The Pentagon earlier this month scrapped a proposed new medal to honor drone pilots and cyber warriors after an uproar over a decision to rank it above some medals given to service members wounded or killed in battle.
Personnel who remotely fly the CIA’s drones and press the trigger on the weapons also come from the military, but they operate under the authorities that govern the spy agency’s covert operations, sources said on condition of anonymity.
Supporters of moving the program to the military say the CIA would then fully focus on intelligence gathering and analysis.
Any shift would occur gradually, to iron out issues such as whether the CIA should continue conducting drone strikes in the tribal areas of Pakistan, which is not a declared war zone.
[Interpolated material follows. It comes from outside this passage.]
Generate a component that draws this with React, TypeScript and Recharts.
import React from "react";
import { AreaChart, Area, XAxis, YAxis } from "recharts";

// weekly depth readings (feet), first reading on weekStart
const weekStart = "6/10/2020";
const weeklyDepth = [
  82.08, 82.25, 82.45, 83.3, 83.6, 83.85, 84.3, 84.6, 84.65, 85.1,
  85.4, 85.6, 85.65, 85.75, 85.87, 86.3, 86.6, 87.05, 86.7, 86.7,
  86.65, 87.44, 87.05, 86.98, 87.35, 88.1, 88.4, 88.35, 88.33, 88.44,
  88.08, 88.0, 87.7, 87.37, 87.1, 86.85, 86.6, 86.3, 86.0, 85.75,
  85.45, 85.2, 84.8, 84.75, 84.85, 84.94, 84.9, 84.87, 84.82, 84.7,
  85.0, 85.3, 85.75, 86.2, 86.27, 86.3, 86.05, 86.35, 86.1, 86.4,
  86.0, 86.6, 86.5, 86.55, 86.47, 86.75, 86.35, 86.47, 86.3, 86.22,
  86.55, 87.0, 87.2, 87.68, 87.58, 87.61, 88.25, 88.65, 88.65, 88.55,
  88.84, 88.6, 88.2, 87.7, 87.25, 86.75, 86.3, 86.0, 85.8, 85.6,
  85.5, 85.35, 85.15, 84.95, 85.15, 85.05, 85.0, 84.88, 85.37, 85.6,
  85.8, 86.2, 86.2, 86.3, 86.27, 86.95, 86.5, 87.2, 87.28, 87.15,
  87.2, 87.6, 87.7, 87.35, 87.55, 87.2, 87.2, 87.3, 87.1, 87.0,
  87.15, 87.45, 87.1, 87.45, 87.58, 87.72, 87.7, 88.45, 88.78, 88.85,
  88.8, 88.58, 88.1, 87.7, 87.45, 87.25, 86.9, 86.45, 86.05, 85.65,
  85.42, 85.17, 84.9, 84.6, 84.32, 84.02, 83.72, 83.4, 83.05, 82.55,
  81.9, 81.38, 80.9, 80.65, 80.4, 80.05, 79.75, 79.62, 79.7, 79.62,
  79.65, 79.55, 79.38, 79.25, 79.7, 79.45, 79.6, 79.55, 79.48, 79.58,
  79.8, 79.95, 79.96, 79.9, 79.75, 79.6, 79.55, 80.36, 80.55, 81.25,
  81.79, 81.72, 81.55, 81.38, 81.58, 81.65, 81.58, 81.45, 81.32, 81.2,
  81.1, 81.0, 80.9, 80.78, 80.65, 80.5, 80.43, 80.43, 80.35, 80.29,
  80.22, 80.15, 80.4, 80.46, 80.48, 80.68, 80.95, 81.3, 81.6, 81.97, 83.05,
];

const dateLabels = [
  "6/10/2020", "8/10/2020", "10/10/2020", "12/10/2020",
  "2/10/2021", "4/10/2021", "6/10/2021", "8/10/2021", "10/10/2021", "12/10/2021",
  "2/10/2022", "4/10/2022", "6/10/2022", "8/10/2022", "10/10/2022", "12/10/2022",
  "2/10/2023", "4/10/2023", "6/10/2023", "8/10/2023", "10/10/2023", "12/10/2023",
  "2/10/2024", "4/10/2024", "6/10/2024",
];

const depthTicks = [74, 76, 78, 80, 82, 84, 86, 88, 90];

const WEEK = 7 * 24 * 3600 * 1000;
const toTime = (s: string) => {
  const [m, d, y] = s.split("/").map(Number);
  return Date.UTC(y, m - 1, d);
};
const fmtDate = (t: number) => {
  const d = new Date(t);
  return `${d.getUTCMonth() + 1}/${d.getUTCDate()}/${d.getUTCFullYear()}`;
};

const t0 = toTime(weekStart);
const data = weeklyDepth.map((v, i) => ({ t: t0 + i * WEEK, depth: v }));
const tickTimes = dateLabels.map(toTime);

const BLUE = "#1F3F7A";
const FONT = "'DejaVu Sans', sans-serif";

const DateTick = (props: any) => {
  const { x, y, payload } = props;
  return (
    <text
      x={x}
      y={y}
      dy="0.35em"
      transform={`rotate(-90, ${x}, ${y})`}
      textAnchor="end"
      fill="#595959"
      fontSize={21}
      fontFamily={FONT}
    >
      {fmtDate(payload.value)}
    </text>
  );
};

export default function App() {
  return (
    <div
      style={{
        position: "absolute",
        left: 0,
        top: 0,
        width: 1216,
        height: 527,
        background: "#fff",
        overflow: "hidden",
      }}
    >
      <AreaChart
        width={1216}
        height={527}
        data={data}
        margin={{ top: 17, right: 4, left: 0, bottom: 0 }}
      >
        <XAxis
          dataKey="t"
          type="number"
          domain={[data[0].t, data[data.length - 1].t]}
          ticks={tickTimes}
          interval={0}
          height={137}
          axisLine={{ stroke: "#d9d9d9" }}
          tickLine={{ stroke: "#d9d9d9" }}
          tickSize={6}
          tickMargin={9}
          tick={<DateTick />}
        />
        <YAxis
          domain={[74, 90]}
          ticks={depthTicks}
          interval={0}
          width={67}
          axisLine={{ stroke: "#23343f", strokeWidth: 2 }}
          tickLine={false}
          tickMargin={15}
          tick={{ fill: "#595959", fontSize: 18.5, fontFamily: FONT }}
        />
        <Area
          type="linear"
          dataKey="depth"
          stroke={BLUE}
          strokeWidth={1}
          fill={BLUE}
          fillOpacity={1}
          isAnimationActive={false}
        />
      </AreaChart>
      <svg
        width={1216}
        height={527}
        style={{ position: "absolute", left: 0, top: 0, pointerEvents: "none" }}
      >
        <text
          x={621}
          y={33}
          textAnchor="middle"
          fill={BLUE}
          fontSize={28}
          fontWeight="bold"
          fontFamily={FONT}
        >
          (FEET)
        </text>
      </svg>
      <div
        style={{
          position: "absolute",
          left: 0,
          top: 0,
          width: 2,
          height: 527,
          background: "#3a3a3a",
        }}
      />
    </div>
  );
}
The military uses drones for missions such as providing air cover for ground troops, striking enemy snipers, or detecting homemade bombs. Fresh footprints or other disturbances in remote areas can be detected by comparing images captured by drones.
Until 2009 all U.S. military drone operations were conducted from Creech Air Force Base in Nevada, but now they have spread to Cannon, Ellsworth, and Whiteman Air Force bases, located in New Mexico, South Dakota and Missouri, respectively. The aircraft take off from bases in the regions where they operate.
Training at Holloman started in 2009. Italian and British militaries send students to the training center, and the French and Germans have also shown an interest.
It takes a two-member crew to operate a drone: a pilot, who is an officer, flies the plane and launches the missile, and a sensor operator, who is enlisted, directs the camera equipment. Crews work in shifts because the drones can fly for 14-24 hours.
The lethally named Predator and Reaper aircraft look like silver-hooded flying reptiles with a sensor sphere under the “head” that operates as the eyes.
The “cockpit” from which the aircraft is flown is in a tan trailer with no windows and two giant air-conditioning hoses pumping air to cool the computers. On the Holloman base, the trailers are behind their own fenced area with razor wire and access restricted by a combination lock.
Inside the trailer, two chairs face about a dozen screens in total, including some that can tap into top information classified as secret and top secret. The feel is of an isolation chamber, with no outside distractions.
“This is a sterile cockpit environment,” Weaver says. There is even a special knock if someone wants to enter.
A pilot who previously flew manned jets said she wished the drones offered a broader view, like the cockpit of a manned plane so the surrounding area could be seen. “Now I look at the ground all the time,” she said, requesting her name not be used.
Weaver said the job is definitely not like playing video games. “You see (targets) running and you can hear them sometimes, the fear in their voice. It’s not a video game.”